Published February 29, 2012

As we peer through our windows, we see an atrocious view of our city, drowning in its iniquity.

The ongoing violence and turmoil in Karachi has long consumed the city into a quagmire, and it continues to recede from us as we nonchalantly just stand there while the death toll rises. Much to our dismay, death has become a ubiquitous reality, where inhumane acts against innocent lives have become the norm of the society. Surviving an ordinary day means that we owe gratitude to terrorists for sparing our lives so we may rejoice in the 'presented' moment until it’s permanently taken away.

It’s infuriating how these incessant attacks, primarily target killings, seem to have no end. Three lawyers belonging to a Shia community were killed near Pakistan Chowk on 25 January; two people, including a woman, were killed and three injured in an armed attack on a mobile phone franchise in Nazimabad on 31 January; a grenade attack in Lyari killed two and injured five others on 7 February, and the list continues. The families of the deceased are left helpless fighting for justice in an unjust society.

If we visit the desolated streets of Karachi, which have recently been subject to a fresh wave of victimisation, we will inevitably come across the unfortunate whose family or friends were among the dead, and as much as we try to hear their distressful cry, we cannot compensate for their loss, and we are left paralysed to do anything to mitigate their pain.

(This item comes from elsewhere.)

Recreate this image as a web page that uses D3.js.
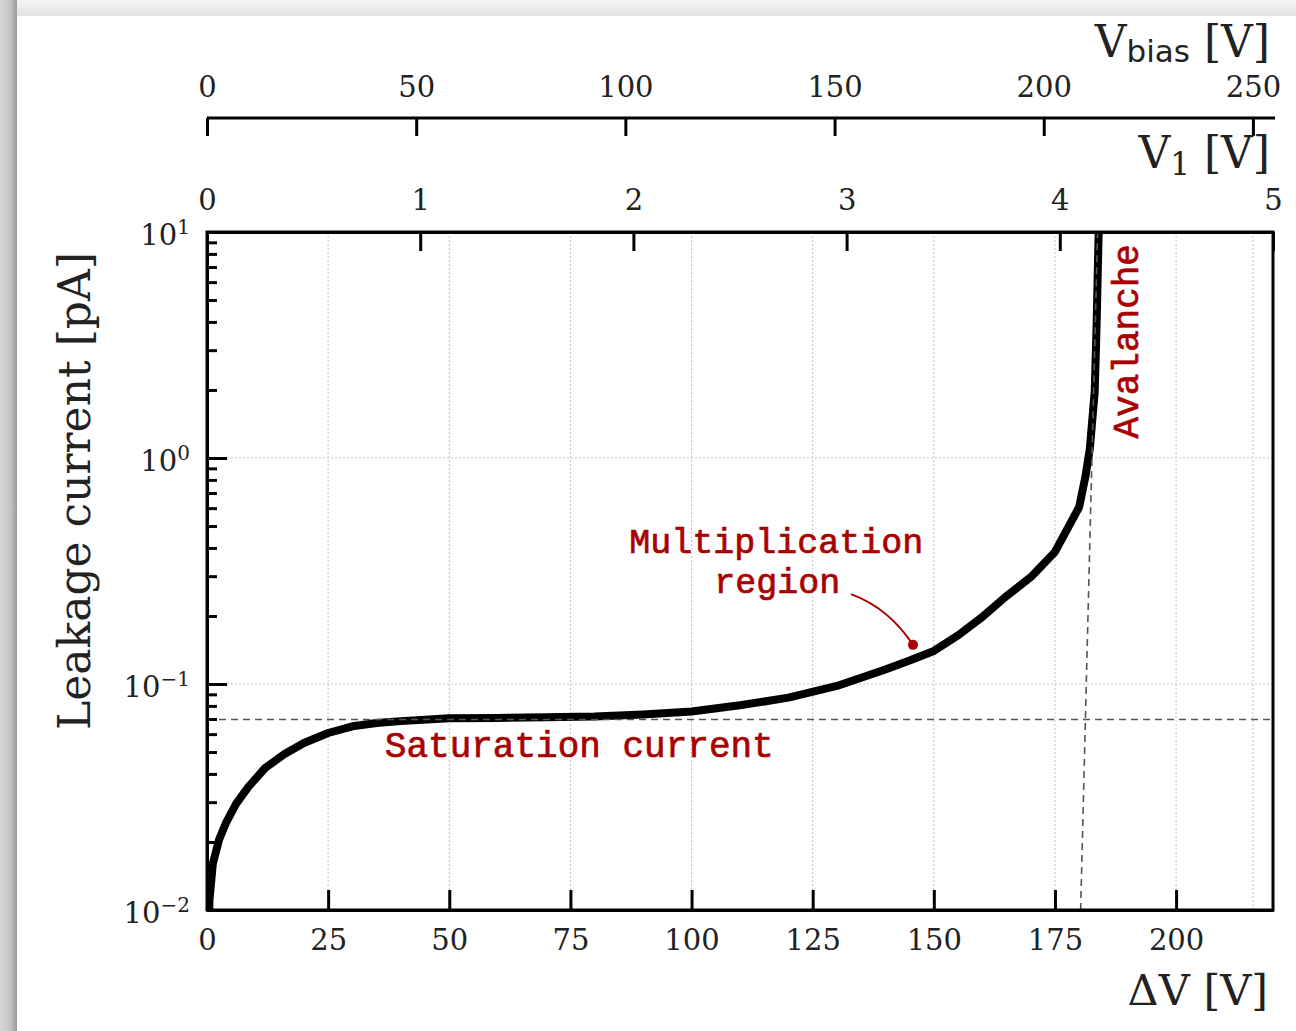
<!DOCTYPE html>
<html>
<head>
<meta charset="utf-8">
<script src="https://cdn.jsdelivr.net/npm/d3@7"></script>
<style>
  body { margin: 0; background: #fff; }
  svg { display: block; }
  .tick text { font-family: "DejaVu Serif", serif; fill: #222; }
  .note { font-family: "Courier New", "Liberation Mono", monospace; fill: #aa0000; stroke: #aa0000; stroke-width: 0.7; }
</style>
</head>
<body>
<div id="chart"></div>
<script>
// values
var deltaV = [0.2, 0.5, 1.2, 2.5, 4, 6, 8.5, 12, 16, 20, 25, 30, 35, 40, 50, 60, 70, 80, 90,
  100, 110, 120, 130, 140, 145, 150, 155, 160, 165, 170, 175, 180, 181.3, 182.2, 183.2, 183.6, 184.1]
var leakage = [0.004, 0.011, 0.016, 0.0205, 0.0245, 0.0295, 0.035, 0.0425, 0.049, 0.0548, 0.0607,
  0.065, 0.0672, 0.0685, 0.0705, 0.0708, 0.0712, 0.0718, 0.0733, 0.0755, 0.0805, 0.087, 0.098,
  0.116, 0.127, 0.14, 0.164, 0.198, 0.245, 0.297, 0.384, 0.607, 0.83, 1.1, 1.96, 3.9, 12]

var deltaVTicks = [0, 25, 50, 75, 100, 125, 150, 175, 200]
var v1Ticks = [0, 1, 2, 3, 4, 5]
var vbiasTicks = [0, 50, 100, 150, 200, 250]
var currentTicks = [0.01, 0.1, 1, 10]

var saturationCurrent = 0.0697
var breakdownDV = [180.3, 183.8]
var breakdownI = [0.01, 10]

var W = 1296, H = 1031
var plot = {left: 207, right: 1273, top: 232, bottom: 910}

var svg = d3.select('#chart').append('svg')
  .attr('width', W)
  .attr('height', H)

// screenshot frame: grey strips on top and left
var defs = svg.append('defs')
var gLeft = defs.append('linearGradient').attr('id', 'shadeLeft')
gLeft.append('stop').attr('offset', 0).attr('stop-color', '#d6d6d6')
gLeft.append('stop').attr('offset', 0.6).attr('stop-color', '#c4c4c4')
gLeft.append('stop').attr('offset', 1).attr('stop-color', '#9c9c9c')
var gTop = defs.append('linearGradient').attr('id', 'shadeTop')
  .attr('x1', 0).attr('x2', 0).attr('y1', 0).attr('y2', 1)
gTop.append('stop').attr('offset', 0).attr('stop-color', '#f4f4f4')
gTop.append('stop').attr('offset', 1).attr('stop-color', '#e2e2e2')
defs.append('clipPath').attr('id', 'plotClip')
  .append('rect')
  .attr('x', plot.left).attr('y', plot.top)
  .attr('width', plot.right - plot.left).attr('height', plot.bottom - plot.top)

svg.append('rect').attr('x', 0).attr('y', 0).attr('width', W).attr('height', 16)
  .attr('fill', 'url(#shadeTop)')
svg.append('rect').attr('x', 0).attr('y', 0).attr('width', 17).attr('height', H)
  .attr('fill', 'url(#shadeLeft)')

// scales
var x = d3.scaleLinear().domain([0, 220]).range([plot.left, plot.right])
var y = d3.scaleLog().domain([0.01, 10]).range([plot.bottom, plot.top])
var v1 = d3.scaleLinear().domain([0, 5]).range([plot.left, plot.right])
var vbias = d3.scaleLinear().domain([0, 254.8]).range([plot.left, plot.right])

// grid
var grid = svg.append('g').attr('class', 'grid')
  .attr('stroke', '#c4c4c4').attr('stroke-width', 1).attr('stroke-dasharray', '2,2')
var gridX = deltaVTicks.slice(1).map(function(d) { return x(d) }).concat([vbias(250)])
grid.selectAll('line.gx').data(gridX).enter().append('line')
  .attr('x1', function(d) { return d }).attr('x2', function(d) { return d })
  .attr('y1', plot.top).attr('y2', plot.bottom)
grid.selectAll('line.gy').data(currentTicks.slice(1, 3)).enter().append('line')
  .attr('x1', plot.left).attr('x2', plot.right)
  .attr('y1', function(d) { return y(d) }).attr('y2', function(d) { return y(d) })

// curve
var points = deltaV.map(function(d, i) { return {dv: d, i: leakage[i]} })
var line = d3.line()
  .x(function(d) { return x(d.dv) })
  .y(function(d) { return y(d.i) })
svg.append('path')
  .datum(points)
  .attr('clip-path', 'url(#plotClip)')
  .attr('fill', 'none')
  .attr('stroke', '#000')
  .attr('stroke-width', 8)
  .attr('stroke-linejoin', 'round')
  .attr('d', line)

// dashed guides
var guides = svg.append('g').attr('clip-path', 'url(#plotClip)')
  .attr('stroke', '#555').attr('stroke-width', 1.6).attr('stroke-dasharray', '7,5')
guides.append('line')
  .attr('x1', x(0)).attr('x2', x(220))
  .attr('y1', y(saturationCurrent)).attr('y2', y(saturationCurrent))
guides.append('line')
  .attr('x1', x(breakdownDV[0])).attr('x2', x(breakdownDV[1]))
  .attr('y1', y(breakdownI[0])).attr('y2', y(breakdownI[1]))

// bottom axis (delta V)
var axB = svg.append('g')
  .attr('transform', 'translate(0,' + plot.bottom + ')')
  .call(d3.axisBottom(x).tickValues(deltaVTicks).tickSizeInner(-20).tickSizeOuter(0))
axB.selectAll('.tick text').attr('y', 40).attr('dy', null).attr('font-size', 29)

// top axis (V1)
var axT = svg.append('g')
  .attr('transform', 'translate(0,' + plot.top + ')')
  .call(d3.axisTop(v1).tickValues(v1Ticks).tickFormat(d3.format('d'))
    .tickSizeInner(-19).tickSizeOuter(0).tickPadding(22))
axT.selectAll('.tick text').attr('y', -22).attr('dy', null).attr('font-size', 29)

// left axis, log scale
var minorTicks = []
;[0.01, 0.1, 1].forEach(function(dec) {
  for (var k = 2; k <= 9; k++) minorTicks.push(dec * k)
})
svg.append('g')
  .attr('transform', 'translate(' + plot.left + ',0)')
  .call(d3.axisLeft(y).tickValues(minorTicks).tickSizeInner(-10).tickSizeOuter(0).tickFormat(''))
var axL = svg.append('g')
  .attr('transform', 'translate(' + plot.left + ',0)')
  .call(d3.axisLeft(y).tickValues(currentTicks).tickSizeInner(-20).tickSizeOuter(0).tickFormat(''))
axL.selectAll('.tick text')
  .attr('x', -17).attr('dy', null).attr('y', 12).attr('font-size', 29)
  .each(function(d) {
    var t = d3.select(this)
    var e = Math.round(Math.log10(d))
    t.append('tspan').text('10')
    t.append('tspan').attr('font-size', 20).attr('dy', -11)
      .text(e < 0 ? '\u2212' + (-e) : e)
  })

// separate V_bias axis above
var axV = svg.append('g')
  .attr('transform', 'translate(0,118)')
  .call(d3.axisTop(vbias).tickValues(vbiasTicks).tickSizeInner(-18).tickSizeOuter(0).tickPadding(21))
axV.select('.domain').attr('d', 'M' + plot.left + ',0H' + (plot.right + 2))
axV.selectAll('.tick text').attr('y', -21).attr('dy', null).attr('font-size', 29)

svg.selectAll('.domain').attr('stroke', '#000').attr('stroke-width', 3)
svg.selectAll('.tick line').attr('stroke', '#000').attr('stroke-width', 3)

// frame
svg.append('rect')
  .attr('x', plot.left).attr('y', plot.top)
  .attr('width', plot.right - plot.left).attr('height', plot.bottom - plot.top)
  .attr('fill', 'none').attr('stroke', '#000').attr('stroke-width', 3)

// axis titles
var serif = '"DejaVu Serif", serif'
svg.append('text')
  .attr('transform', 'translate(90,730) rotate(-90)')
  .attr('font-family', serif).attr('font-size', 44).attr('fill', '#222')
  .text('Leakage current [pA]')

svg.append('text')
  .attr('x', 1268).attr('y', 1005).attr('text-anchor', 'end')
  .attr('font-family', serif).attr('font-size', 43).attr('fill', '#222')
  .text('\u0394V [V]')

var v1Title = svg.append('text')
  .attr('x', 1270).attr('y', 168).attr('text-anchor', 'end')
  .attr('font-family', serif).attr('font-size', 44).attr('fill', '#222')
v1Title.append('tspan').text('V')
v1Title.append('tspan').attr('font-size', 31).attr('dy', 7).text('1')
v1Title.append('tspan').attr('dy', -7).text(' [V]')

var vbTitle = svg.append('text')
  .attr('x', 1270).attr('y', 57).attr('text-anchor', 'end')
  .attr('font-family', serif).attr('font-size', 44).attr('fill', '#222')
vbTitle.append('tspan').text('V')
vbTitle.append('tspan').attr('font-family', '"DejaVu Sans", sans-serif')
  .attr('font-size', 31).attr('dy', 5).text('bias')
vbTitle.append('tspan').attr('dy', -5).text(' [V]')

// annotations
var notes = svg.append('g').attr('class', 'note-layer')
notes.append('text').attr('class', 'note')
  .attr('x', x(36.7)).attr('y', y(0.0475)).attr('font-size', 36)
  .text('Saturation current')

notes.append('text').attr('class', 'note')
  .attr('text-anchor', 'start')
  .attr('transform', 'translate(' + x(192.2) + ',' + y(1.22) + ') rotate(-90)')
  .attr('font-size', 36)
  .text('Avalanche')

notes.append('text').attr('class', 'note')
  .attr('x', x(117.5)).attr('y', y(0.378)).attr('text-anchor', 'middle').attr('font-size', 35)
  .text('Multiplication')
notes.append('text').attr('class', 'note')
  .attr('x', x(117.7)).attr('y', y(0.253)).attr('text-anchor', 'middle').attr('font-size', 35)
  .text('region')

var a0 = [x(132.9), y(0.25)], a1 = [x(145.7), y(0.149)]
notes.append('path')
  .attr('d', 'M' + a0[0] + ',' + a0[1] + 'Q' + (a0[0] + 38) + ',' + (a0[1] + 14) + ' ' + a1[0] + ',' + a1[1])
  .attr('fill', 'none').attr('stroke', '#aa0000').attr('stroke-width', 2)
notes.append('circle')
  .attr('cx', a1[0]).attr('cy', a1[1]).attr('r', 5).attr('fill', '#aa0000')
</script>
</body>
</html>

Meanwhile, local political disputes flourish at global levels, resulting in innocent civilian deaths as the ruling parties, in retaliation against each other, commit deliberate destruction to ensure their reign over the city, and we cannot voice against these brutalities for fear of being one of the slain.

Street crimes are not lagging behind in the race either. Almost all of us have at one point or another heard of someone getting mugged at gunpoint. Sadly, it has become a convenient crime, and requires little effort to evoke fear in an already terrified people.

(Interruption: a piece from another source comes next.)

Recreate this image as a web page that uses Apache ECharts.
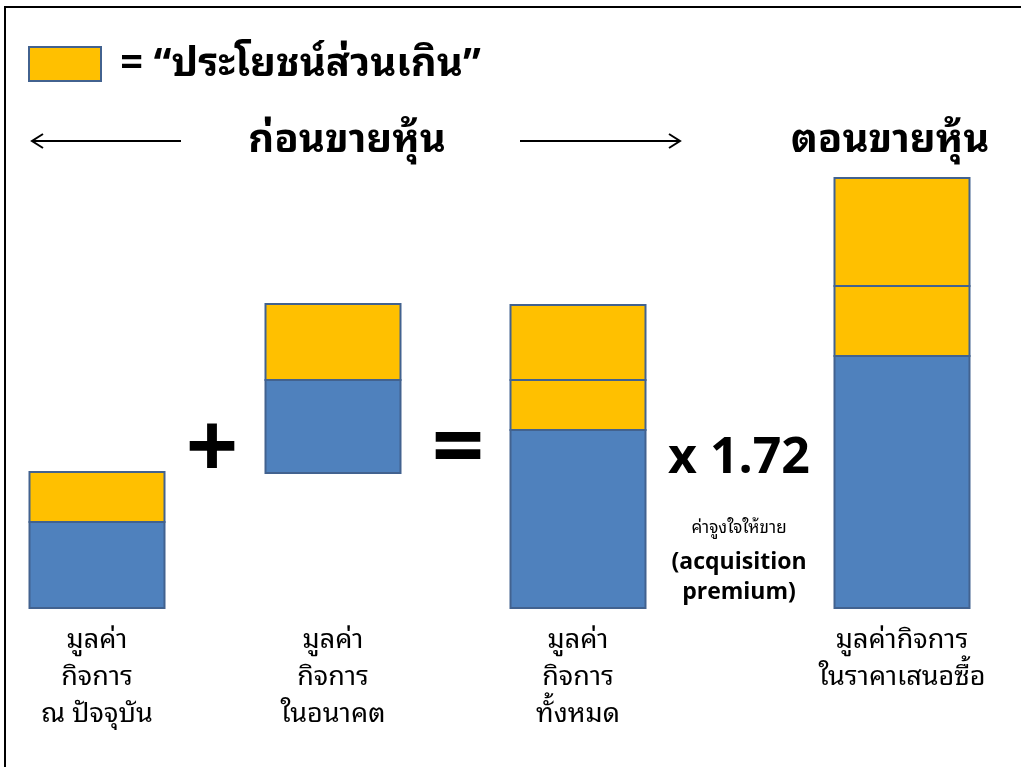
<!DOCTYPE html>
<html>
<head>
<meta charset="utf-8">
<script src="https://cdn.jsdelivr.net/npm/echarts@6/dist/echarts.min.js"></script>
<style>
  html, body { margin: 0; padding: 0; background: #fff; }
  #chart { width: 1021px; height: 767px; }
</style>
</head>
<body>
<div id="chart"></div>
<script>
// bar centres along the hidden x axis, and their labels
var barX = [97, 333, 578, 902];
var barLabels = [
  ['มูลค่า', 'กิจการ', 'ณ ปัจจุบัน'],
  ['มูลค่า', 'กิจการ', 'ในอนาคต'],
  ['มูลค่า', 'กิจการ', 'ทั้งหมด'],
  ['มูลค่ากิจการ', 'ในราคาเสนอซื้อ']
];
// stack pieces, bottom to top
var offsetVals = [0, 135, 0, 0];     // empty lift under the floating bar
var blueVals = [86, 93, 178, 252];   // มูลค่ากิจการ
var yellow1Vals = [50, 76, 50, 70];  // ประโยชน์ส่วนเกิน
var yellow2Vals = [0, 0, 75, 108];

var BAR_W = 135;
var BLUE = '#4f81bd', YELLOW = '#ffc000', EDGE = '#42628f';
var THAI = '"Noto Sans Thai Looped", "Loma", "Garuda", "Norasi", "Noto Sans Thai", sans-serif';
var LATIN = '"Open Sans", sans-serif';

// turn the stacks into [x, from, to] pieces
var bluePieces = [], yellowPieces = [];
barX.forEach(function (x, i) {
  var y = offsetVals[i];
  bluePieces.push([x, y, y + blueVals[i]]);
  y += blueVals[i];
  [yellow1Vals[i], yellow2Vals[i]].forEach(function (v) {
    if (v > 0) {
      yellowPieces.push([x, y, y + v]);
      y += v;
    }
  });
});

function pieceRenderer(color) {
  return function (params, api) {
    var top = api.coord([api.value(0), api.value(2)]);
    var bot = api.coord([api.value(0), api.value(1)]);
    var w = api.size([BAR_W, 0])[0];
    return {
      type: 'rect',
      shape: { x: top[0] - w / 2, y: top[1], width: w, height: bot[1] - top[1] },
      style: { fill: color, stroke: EDGE, lineWidth: 2 }
    };
  };
}

var myChart = echarts.init(document.getElementById('chart'));

function txt(x, y, text, font, extra) {
  var s = { text: text, font: font, fill: '#000', align: 'center', verticalAlign: 'middle' };
  if (extra) for (var k in extra) s[k] = extra[k];
  return { type: 'text', x: x, y: y, style: s };
}

var graphics = [
  // frame
  { type: 'rect', shape: { x: 5, y: 7, width: 1030, height: 800 }, style: { fill: null, stroke: '#000', lineWidth: 2 } },
  // legend swatch
  { type: 'rect', shape: { x: 29, y: 47, width: 72, height: 34 }, style: { fill: YELLOW, stroke: EDGE, lineWidth: 2 } },
  txt(120, 65, '= “ประโยชน์ส่วนเกิน”', 'bold 40px ' + THAI, { align: 'left' }),
  // arrows
  { type: 'line', shape: { x1: 32, y1: 141, x2: 181, y2: 141 }, style: { stroke: '#000', lineWidth: 2 } },
  { type: 'polyline', shape: { points: [[43, 134], [32, 141], [43, 148]] }, style: { stroke: '#000', lineWidth: 2, fill: null } },
  { type: 'line', shape: { x1: 520, y1: 141, x2: 680, y2: 141 }, style: { stroke: '#000', lineWidth: 2 } },
  { type: 'polyline', shape: { points: [[669, 134], [680, 141], [669, 148]] }, style: { stroke: '#000', lineWidth: 2, fill: null } },
  txt(347, 141, 'ก่อนขายหุ้น', 'bold 40px ' + THAI),
  txt(890, 141, 'ตอนขายหุ้น', 'bold 40px ' + THAI),
  // operators
  txt(212, 452, '+', 'bold 92px ' + LATIN),
  txt(458, 452, '=', 'bold 92px ' + LATIN),
  txt(739, 459, 'x 1.72', 'bold 50px ' + LATIN),
  txt(739, 528, 'ค่าจูงใจให้ขาย', '17px ' + THAI),
  txt(739, 562, '(acquisition', 'bold 23px ' + LATIN),
  txt(739, 592, 'premium)', 'bold 23px ' + LATIN)
];

barLabels.forEach(function (lines, i) {
  lines.forEach(function (t, j) {
    graphics.push(txt(barX[i], 640 + j * 37, t, '27px ' + THAI));
  });
});

var option = {
  animation: false,
  backgroundColor: '#fff',
  grid: { left: 0, right: 0, top: 178, bottom: 159 },
  xAxis: { type: 'value', min: 0, max: 1021, show: false },
  yAxis: { type: 'value', min: 0, max: 430, show: false, splitLine: { show: false } },
  series: [
    { name: 'มูลค่ากิจการ', type: 'custom', renderItem: pieceRenderer(BLUE), data: bluePieces, encode: { x: 0, y: [1, 2] }, silent: true },
    { name: 'ประโยชน์ส่วนเกิน', type: 'custom', renderItem: pieceRenderer(YELLOW), data: yellowPieces, encode: { x: 0, y: [1, 2] }, silent: true }
  ],
  graphic: graphics
};

myChart.setOption(option);
</script>
</body>
</html>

Furthermore, there have been human rights violations in Karachi repeatedly and we can witness them in the sectarian killings when a suicide bomber attacks the Shia procession during Ashura, or when the Ahmadi community is targeted. Nevertheless, our leaders choose to be ignorant when it comes to minority groups, and we are forced to weaken our links with our own brothers because if we dare to speak for ethnic rights, we might be blamed for blasphemy.

A fallacy has been quietly knitted in our society and sewn into our standardised system by our leaders, amending the laws to maintain their privileged position against the disadvantaged. What power and wealth uphold can never be revoked or criminalised, may it be as gruesome in any regard.

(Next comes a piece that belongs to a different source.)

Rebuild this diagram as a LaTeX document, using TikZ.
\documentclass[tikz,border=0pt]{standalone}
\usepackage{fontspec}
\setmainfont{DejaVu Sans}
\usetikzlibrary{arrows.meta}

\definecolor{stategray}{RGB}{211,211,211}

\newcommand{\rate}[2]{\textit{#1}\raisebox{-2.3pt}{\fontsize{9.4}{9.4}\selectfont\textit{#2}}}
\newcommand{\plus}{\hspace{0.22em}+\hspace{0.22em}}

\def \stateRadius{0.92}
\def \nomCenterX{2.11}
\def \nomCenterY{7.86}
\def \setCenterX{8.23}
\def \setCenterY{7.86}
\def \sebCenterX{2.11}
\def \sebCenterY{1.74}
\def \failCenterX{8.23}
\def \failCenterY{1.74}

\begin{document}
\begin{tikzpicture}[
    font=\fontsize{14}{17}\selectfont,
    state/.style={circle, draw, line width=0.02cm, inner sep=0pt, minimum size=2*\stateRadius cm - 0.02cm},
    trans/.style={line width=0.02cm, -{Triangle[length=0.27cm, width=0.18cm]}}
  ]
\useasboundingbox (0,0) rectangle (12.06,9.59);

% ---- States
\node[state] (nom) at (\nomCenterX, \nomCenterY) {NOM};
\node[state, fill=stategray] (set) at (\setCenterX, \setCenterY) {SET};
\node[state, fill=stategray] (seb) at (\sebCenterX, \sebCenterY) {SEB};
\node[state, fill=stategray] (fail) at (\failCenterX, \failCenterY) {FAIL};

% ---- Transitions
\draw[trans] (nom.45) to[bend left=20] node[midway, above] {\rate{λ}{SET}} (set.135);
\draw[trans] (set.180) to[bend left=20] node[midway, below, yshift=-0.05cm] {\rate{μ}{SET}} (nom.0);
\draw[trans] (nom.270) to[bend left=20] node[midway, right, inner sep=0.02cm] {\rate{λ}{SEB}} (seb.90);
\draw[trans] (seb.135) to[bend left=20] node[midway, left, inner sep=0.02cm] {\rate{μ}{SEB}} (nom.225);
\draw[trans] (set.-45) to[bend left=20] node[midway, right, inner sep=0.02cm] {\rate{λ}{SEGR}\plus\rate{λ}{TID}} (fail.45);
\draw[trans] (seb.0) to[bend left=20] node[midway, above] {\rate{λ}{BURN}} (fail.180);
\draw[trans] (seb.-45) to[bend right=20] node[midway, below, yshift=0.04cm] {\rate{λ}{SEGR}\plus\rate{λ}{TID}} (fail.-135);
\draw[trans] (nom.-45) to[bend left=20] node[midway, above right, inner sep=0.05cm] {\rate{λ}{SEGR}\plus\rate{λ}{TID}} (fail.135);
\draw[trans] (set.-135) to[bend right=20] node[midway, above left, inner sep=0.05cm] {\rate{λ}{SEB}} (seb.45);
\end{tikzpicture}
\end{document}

Who is to question the criminal justice system when the criminal justice system lies in the hands of the criminals who have both power and wealth? Who is then responsible for the mayhem caused in the country, when the mayhem is caused by the very own individuals who took vows for its prosperity? Who can then protect the common man from the atrocities inflicted upon him when those atrocities are directed by our legal guardians?

In this era of discontentment, it is a struggle to maintain a just society, where everyone can be treated equally; where everyone has a say; where everyone is classified as a human and their lives considered priceless.

We need to set aside our differences, unite under one platform and reform our mindsets. It is this very reform that will be our uprising to change.

You cannot transcend towards prosperity until you overcome ethnic barriers; it is time to step out of the fabricated society that we live in, to empathise and understand the plight of millions who await an end to Karachi violence.